Flexural strengthening mechanism of concrete-filled steel tube beam by welding round steel at soffit of the beam

Abstract

In the present study, the flexural behavior of concrete-filled steel tube (CFST) beams strengthened by welding round steel at the soffit of the beam has been investigated. First, a total of six specimens were tested under four-point bending load, which includes one reference beam and five retrofitted beams strengthened by welding round steel of different diameters at the soffit of the beams. Then, the corresponding nonlinear finite-element models have been developed and calibrated against the experimental results.

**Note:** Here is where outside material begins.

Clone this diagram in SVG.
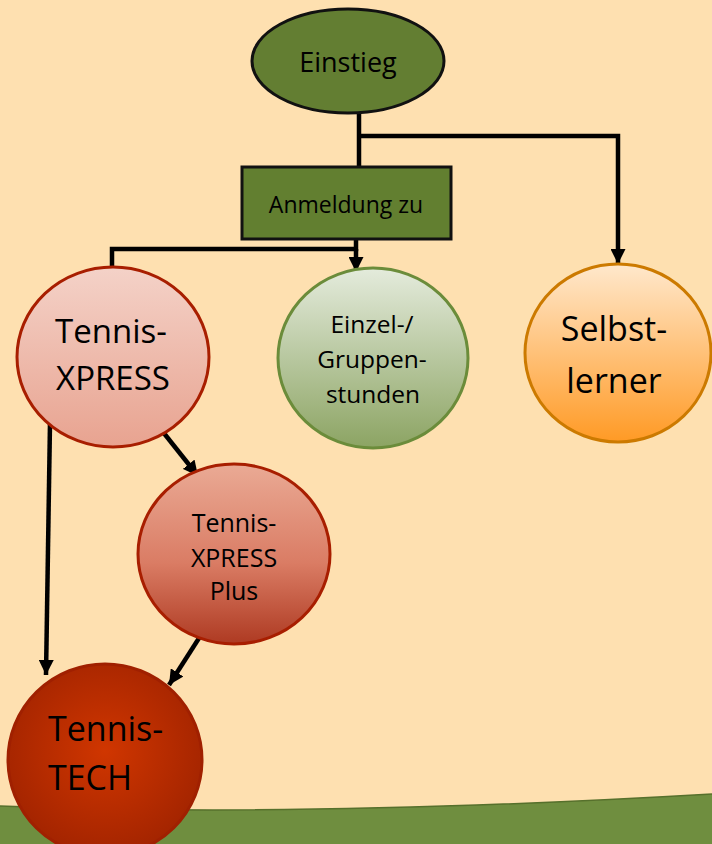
<svg xmlns="http://www.w3.org/2000/svg" width="712" height="844" viewBox="0 0 712 844">
<defs>
<linearGradient id="gXp" x1="0" y1="0" x2="0" y2="1"><stop offset="0" stop-color="#F4D2C8"/><stop offset="1" stop-color="#E8A390"/></linearGradient>
<linearGradient id="gEz" x1="0" y1="0" x2="0" y2="1"><stop offset="0" stop-color="#E4EBDC"/><stop offset="1" stop-color="#8CA463"/></linearGradient>
<linearGradient id="gSl" x1="0" y1="0" x2="0" y2="1"><stop offset="0" stop-color="#FFE8CC"/><stop offset="1" stop-color="#FF9A25"/></linearGradient>
<linearGradient id="gPl" x1="0" y1="0" x2="0" y2="1"><stop offset="0" stop-color="#EAAA95"/><stop offset="0.55" stop-color="#DA7C64"/><stop offset="1" stop-color="#AE3A22"/></linearGradient>
<radialGradient id="gTe" cx="0.5" cy="0.45" r="0.55"><stop offset="0" stop-color="#D03600"/><stop offset="1" stop-color="#A32400"/></radialGradient>
<marker id="ah" viewBox="0 0 10 10" refX="10" refY="5" markerWidth="15" markerHeight="15" markerUnits="userSpaceOnUse" orient="auto"><path d="M0,0 L10,5 L0,10 z" fill="#000"/></marker>
<style>
.t{font-family:"Open Sans","Liberation Sans",sans-serif;fill:#000;text-anchor:middle}
.c{stroke:#000;stroke-width:4.5;fill:none}
</style>
</defs>
<rect width="712" height="844" fill="#FEE0B0"/>
<path d="M0,806 Q300,818 712,794 L712,844 L0,844 Z" fill="#6F8E3F"/>
<path d="M0,806 Q300,818 712,794" fill="none" stroke="#56702C" stroke-width="1.5"/>
<g id="connectors">
<line class="c" x1="359" y1="112" x2="359" y2="168"/>
<path class="c" d="M359,136 H618 V264" marker-end="url(#ah)"/>
<path class="c" d="M356,239 V249 H112 V285" marker-end="url(#ah)"/>
<path class="c" d="M356,249 V272" marker-end="url(#ah)"/>
<path class="c" d="M50,423 L46,675" marker-end="url(#ah)"/>
<path class="c" d="M163,432 L198,476" marker-end="url(#ah)"/>
<path class="c" d="M201,635 L169,685" marker-end="url(#ah)"/>
</g>
<g id="einstieg">
<ellipse cx="348" cy="61" rx="96" ry="52" fill="#637E32" stroke="#111" stroke-width="3"/>
<text class="t" x="348" y="72" font-size="27">Einstieg</text>
</g>
<g id="anmeldung">
<rect x="242" y="167" width="209" height="72" fill="#627F30" stroke="#111" stroke-width="3"/>
<text class="t" x="346" y="213" font-size="23">Anmeldung zu</text>
</g>
<g id="tennisxpress">
<ellipse cx="113" cy="357" rx="96" ry="90" fill="url(#gXp)" stroke="#A81E00" stroke-width="3"/>
<text class="t" x="111" y="343" font-size="33">Tennis-</text>
<text class="t" x="113" y="390" font-size="33">XPRESS</text>
</g>
<g id="einzel">
<ellipse cx="373" cy="358" rx="95" ry="90" fill="url(#gEz)" stroke="#6B8C3A" stroke-width="3"/>
<text class="t" x="372" y="333" font-size="24.5">Einzel-/</text>
<text class="t" x="372" y="368" font-size="24.5">Gruppen-</text>
<text class="t" x="373" y="403" font-size="24.5">stunden</text>
</g>
<g id="selbstlerner">
<ellipse cx="618" cy="353" rx="93" ry="89" fill="url(#gSl)" stroke="#CC7A00" stroke-width="3"/>
<text class="t" x="614" y="341" font-size="34">Selbst-</text>
<text class="t" x="614" y="393" font-size="34">lerner</text>
</g>
<g id="tennisxpressplus">
<ellipse cx="234" cy="554" rx="96" ry="90" fill="url(#gPl)" stroke="#A81E00" stroke-width="3"/>
<text class="t" x="234" y="532" font-size="25">Tennis-</text>
<text class="t" x="234" y="567" font-size="25">XPRESS</text>
<text class="t" x="234" y="600" font-size="25">Plus</text>
</g>
<g id="tennistech">
<ellipse cx="105" cy="760" rx="97" ry="96" fill="url(#gTe)" stroke="#A02000" stroke-width="3"/>
<text class="t" x="48" y="741" font-size="34" style="text-anchor:start">Tennis-</text>
<text class="t" x="48" y="790" font-size="34" style="text-anchor:start">TECH</text>
</g>
</svg>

By combining indoor experiments and numerical simulations, the bending moment versus mid-span curvature curves, the flexural capacities, flexural stiffness, ductility, vertical deflection curves, strain distribution across the cross-section, and neutral axis offset of the test beams have been systematically analyzed. The results show that the welded round steel at the soffit can improve the flexural bearing capacity and stiffness of the CFST beams significantly. This can be attributed to the CFST beams benefitting from the flexural bearing effect of the round steel and the downward offset of the neutral axis which causes more core concrete to be in compression. Further, the larger the diameter of the round steel, the greater the benefit. Finally, comparisons have been made with the flexural stiffness calculated using the existing design codes, such as AIJ standard, BS5400, Eurocode 4 and AISC specification. The comparisons show that the flexural stiffness of the unstrengthened CFST beam can be predicted by AIJ and BS5400 perfectly, whereas those of the strengthened CFST beams can only be accurately calculated by AISC.